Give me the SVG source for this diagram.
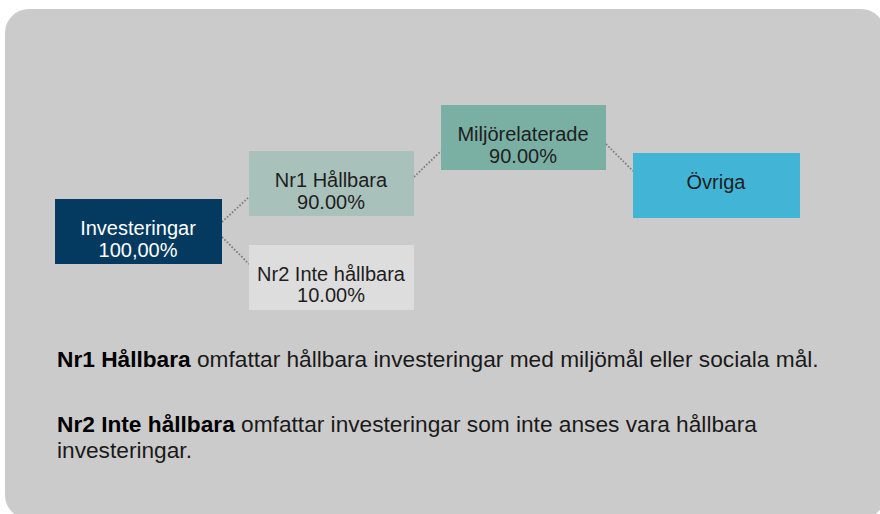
<svg xmlns="http://www.w3.org/2000/svg" width="880" height="514" viewBox="0 0 880 514">
<style>
.t{font-family:"Liberation Sans",Arial,sans-serif;font-size:20px;fill:#1e1e1e;text-anchor:middle}
.w{fill:#ffffff}
.c{fill:none;stroke:#7c7c7c;stroke-width:1.8;stroke-dasharray:1.6 1.8}
.p{font-family:"Liberation Sans",Arial,sans-serif;font-size:22.7px;fill:#1a1a1a}
.b{font-weight:bold;fill:#000}
</style>
<rect x="0" y="0" width="880" height="514" fill="#ffffff"/>
<rect x="5" y="9" width="880" height="510" rx="24" ry="24" fill="#cbcbcb"/>
<g id="connectors">
<path class="c" d="M222 222 L249 197"/>
<path class="c" d="M222 237 L249 264"/>
<path class="c" d="M414 177 L441 151"/>
<path class="c" d="M606 144 L633 171"/>
</g>
<g id="investeringar">
<rect x="55" y="199" width="167" height="65" fill="#053a60"/>
<text class="t w" x="138" y="235">Investeringar</text>
<text class="t w" x="138" y="256.7">100,00%</text>
</g>
<g id="nr1">
<rect x="249" y="151" width="165" height="65" fill="#a9c1bb"/>
<text class="t" x="331" y="187.3">Nr1 Hållbara</text>
<text class="t" x="331" y="209">90.00%</text>
</g>
<g id="nr2">
<rect x="249" y="245" width="165" height="65" fill="#dddddd"/>
<text class="t" x="331" y="280.5">Nr2 Inte hållbara</text>
<text class="t" x="331" y="302">10.00%</text>
</g>
<g id="miljo">
<rect x="441" y="105" width="165" height="65" fill="#7aafa3"/>
<text class="t" x="523" y="140.7">Miljörelaterade</text>
<text class="t" x="523" y="162.5">90.00%</text>
</g>
<g id="ovriga">
<rect x="633" y="153" width="167" height="65" fill="#42b4d6"/>
<text class="t" x="716" y="188.7">Övriga</text>
</g>
<g id="legend">
<text class="p" x="57" y="366.7"><tspan class="b">Nr1 Hållbara</tspan> omfattar hållbara investeringar med miljömål eller sociala mål.</text>
<text class="p" x="57" y="431.7"><tspan class="b">Nr2 Inte hållbara</tspan> omfattar investeringar som inte anses vara hållbara</text>
<text class="p" x="57" y="458.3">investeringar.</text>
</g>
</svg>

▸ **SHORT EXERCISE**
Transcribe all of the material exactly, leaving out whatever pictures it contains.

▸ **TASK RESULT**
Give me the SVG source for this diagram.
<svg xmlns="http://www.w3.org/2000/svg" width="880" height="514" viewBox="0 0 880 514">
<style>
.t{font-family:"Liberation Sans",Arial,sans-serif;font-size:20px;fill:#1e1e1e;text-anchor:middle}
.w{fill:#ffffff}
.c{fill:none;stroke:#7c7c7c;stroke-width:1.8;stroke-dasharray:1.6 1.8}
.p{font-family:"Liberation Sans",Arial,sans-serif;font-size:22.7px;fill:#1a1a1a}
.b{font-weight:bold;fill:#000}
</style>
<rect x="0" y="0" width="880" height="514" fill="#ffffff"/>
<rect x="5" y="9" width="880" height="510" rx="24" ry="24" fill="#cbcbcb"/>
<g id="connectors">
<path class="c" d="M222 222 L249 197"/>
<path class="c" d="M222 237 L249 264"/>
<path class="c" d="M414 177 L441 151"/>
<path class="c" d="M606 144 L633 171"/>
</g>
<g id="investeringar">
<rect x="55" y="199" width="167" height="65" fill="#053a60"/>
<text class="t w" x="138" y="235">Investeringar</text>
<text class="t w" x="138" y="256.7">100,00%</text>
</g>
<g id="nr1">
<rect x="249" y="151" width="165" height="65" fill="#a9c1bb"/>
<text class="t" x="331" y="187.3">Nr1 Hållbara</text>
<text class="t" x="331" y="209">90.00%</text>
</g>
<g id="nr2">
<rect x="249" y="245" width="165" height="65" fill="#dddddd"/>
<text class="t" x="331" y="280.5">Nr2 Inte hållbara</text>
<text class="t" x="331" y="302">10.00%</text>
</g>
<g id="miljo">
<rect x="441" y="105" width="165" height="65" fill="#7aafa3"/>
<text class="t" x="523" y="140.7">Miljörelaterade</text>
<text class="t" x="523" y="162.5">90.00%</text>
</g>
<g id="ovriga">
<rect x="633" y="153" width="167" height="65" fill="#42b4d6"/>
<text class="t" x="716" y="188.7">Övriga</text>
</g>
<g id="legend">
<text class="p" x="57" y="366.7"><tspan class="b">Nr1 Hållbara</tspan> omfattar hållbara investeringar med miljömål eller sociala mål.</text>
<text class="p" x="57" y="431.7"><tspan class="b">Nr2 Inte hållbara</tspan> omfattar investeringar som inte anses vara hållbara</text>
<text class="p" x="57" y="458.3">investeringar.</text>
</g>
</svg>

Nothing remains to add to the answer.